Our final two missions to Ukraine and Tanzania gave us the chance to take higher fidelity prototypes and put them in the hands of our users. Before, we were prototyping concepts and features, but now, we were prototyping the entirety of the product in a real way. In Ukraine, we led small groups of young people to collaborate on the final version, where their keen sense of what concepts were best for U-Report was obvious. And because we were presenting functioning prototypes, their comments were taken directly into the product design on the spot. 

At the Youth 4 Change Innovation Hub at the University of Dar es Salaam we lead interactive group sessions to learn what young people expected from the new website.
UNICEF innovation/Jonathan Newberry
At the Youth 4 Change Innovation Hub at the University of Dar es Salaam we lead interactive group sessions to learn what young people expected from the new website.
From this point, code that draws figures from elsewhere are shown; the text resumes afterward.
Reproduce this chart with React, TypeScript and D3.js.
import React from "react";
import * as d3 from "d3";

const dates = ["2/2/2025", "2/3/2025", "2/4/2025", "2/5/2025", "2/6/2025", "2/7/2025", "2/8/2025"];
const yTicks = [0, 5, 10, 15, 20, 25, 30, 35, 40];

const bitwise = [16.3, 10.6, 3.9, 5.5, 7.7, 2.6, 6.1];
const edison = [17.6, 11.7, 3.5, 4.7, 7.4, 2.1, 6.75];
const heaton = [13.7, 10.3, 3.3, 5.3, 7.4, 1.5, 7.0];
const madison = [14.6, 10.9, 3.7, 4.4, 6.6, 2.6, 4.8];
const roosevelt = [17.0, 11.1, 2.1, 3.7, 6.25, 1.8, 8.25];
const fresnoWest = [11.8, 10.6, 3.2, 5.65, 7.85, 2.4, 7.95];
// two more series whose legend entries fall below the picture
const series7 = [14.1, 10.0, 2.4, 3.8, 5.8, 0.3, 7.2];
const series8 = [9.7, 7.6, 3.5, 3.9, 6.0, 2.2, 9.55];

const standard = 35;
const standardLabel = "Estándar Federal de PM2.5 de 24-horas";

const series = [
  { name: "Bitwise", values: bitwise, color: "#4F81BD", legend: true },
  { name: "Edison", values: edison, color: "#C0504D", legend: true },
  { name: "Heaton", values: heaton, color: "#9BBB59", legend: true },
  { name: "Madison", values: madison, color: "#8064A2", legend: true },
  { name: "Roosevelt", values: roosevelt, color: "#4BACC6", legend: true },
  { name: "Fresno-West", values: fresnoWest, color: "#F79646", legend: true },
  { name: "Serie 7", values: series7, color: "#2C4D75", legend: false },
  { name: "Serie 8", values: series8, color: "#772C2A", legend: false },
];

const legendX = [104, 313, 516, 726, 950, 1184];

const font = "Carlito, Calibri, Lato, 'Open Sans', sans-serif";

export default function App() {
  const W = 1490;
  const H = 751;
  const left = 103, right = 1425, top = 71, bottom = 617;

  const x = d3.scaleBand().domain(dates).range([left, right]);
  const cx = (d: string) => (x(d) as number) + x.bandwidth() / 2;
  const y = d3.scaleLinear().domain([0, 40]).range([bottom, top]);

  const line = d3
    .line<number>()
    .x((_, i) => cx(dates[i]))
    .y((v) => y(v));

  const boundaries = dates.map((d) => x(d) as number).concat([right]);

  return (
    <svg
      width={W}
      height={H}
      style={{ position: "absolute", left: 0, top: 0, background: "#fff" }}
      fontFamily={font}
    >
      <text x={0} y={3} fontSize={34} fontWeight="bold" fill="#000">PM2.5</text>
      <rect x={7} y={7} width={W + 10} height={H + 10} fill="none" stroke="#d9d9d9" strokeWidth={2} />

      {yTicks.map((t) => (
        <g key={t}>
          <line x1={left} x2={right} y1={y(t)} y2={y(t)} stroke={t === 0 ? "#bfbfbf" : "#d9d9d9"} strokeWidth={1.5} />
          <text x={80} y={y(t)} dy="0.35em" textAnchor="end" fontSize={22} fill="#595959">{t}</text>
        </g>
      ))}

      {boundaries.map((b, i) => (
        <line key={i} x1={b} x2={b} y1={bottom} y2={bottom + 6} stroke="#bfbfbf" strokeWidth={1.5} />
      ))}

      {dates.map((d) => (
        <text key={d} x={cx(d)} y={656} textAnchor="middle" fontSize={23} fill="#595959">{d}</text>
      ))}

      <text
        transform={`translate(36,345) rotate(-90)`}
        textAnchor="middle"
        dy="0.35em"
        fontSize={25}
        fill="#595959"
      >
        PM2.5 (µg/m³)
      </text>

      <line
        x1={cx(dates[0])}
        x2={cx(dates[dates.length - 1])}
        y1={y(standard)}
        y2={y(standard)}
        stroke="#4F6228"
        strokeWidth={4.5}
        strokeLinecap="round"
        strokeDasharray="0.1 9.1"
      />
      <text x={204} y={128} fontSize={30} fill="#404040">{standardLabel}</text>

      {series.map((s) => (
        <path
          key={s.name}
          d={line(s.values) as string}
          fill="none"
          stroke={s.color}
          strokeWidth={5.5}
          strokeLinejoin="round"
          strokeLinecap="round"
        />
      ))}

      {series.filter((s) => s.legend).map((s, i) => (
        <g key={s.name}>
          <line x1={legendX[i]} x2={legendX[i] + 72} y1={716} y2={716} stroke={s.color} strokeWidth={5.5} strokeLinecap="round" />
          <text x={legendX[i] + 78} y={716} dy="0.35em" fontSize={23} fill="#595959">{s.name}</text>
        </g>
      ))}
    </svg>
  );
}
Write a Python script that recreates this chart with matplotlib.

In Tanzania, the focus was on exploring our questions around U-Reporter location results, and how to build a better method of response to those results. Visits to local partners like Bridge for Change and the Youth 4 Change Innovation Hub at the University of Dar es Salaam were where designing with and for young people helped us finalize these concepts. We finished the week in Zanzibar, meeting and prototype reviewing with government and NGO partners alongside U-Report leadership. In that room that day we prototyped together what would soon become a dashboard focused on engagement, built specifically with them and other partners in mind. 

The Final Product

Now that we have finalized design concepts, we can fast-forward through four months of sprint cycles, bug fixing and product development. This long process of listening to our global community led the way toward the work that so many people helped us create. In spending the needed time to invest in listening, and by only designing what we heard, the final product is a reflection of all those perspectives. Listening, then acting, brought together over 60 countries worldwide, enabling the voices of 8 million young people around the world to be heard even louder.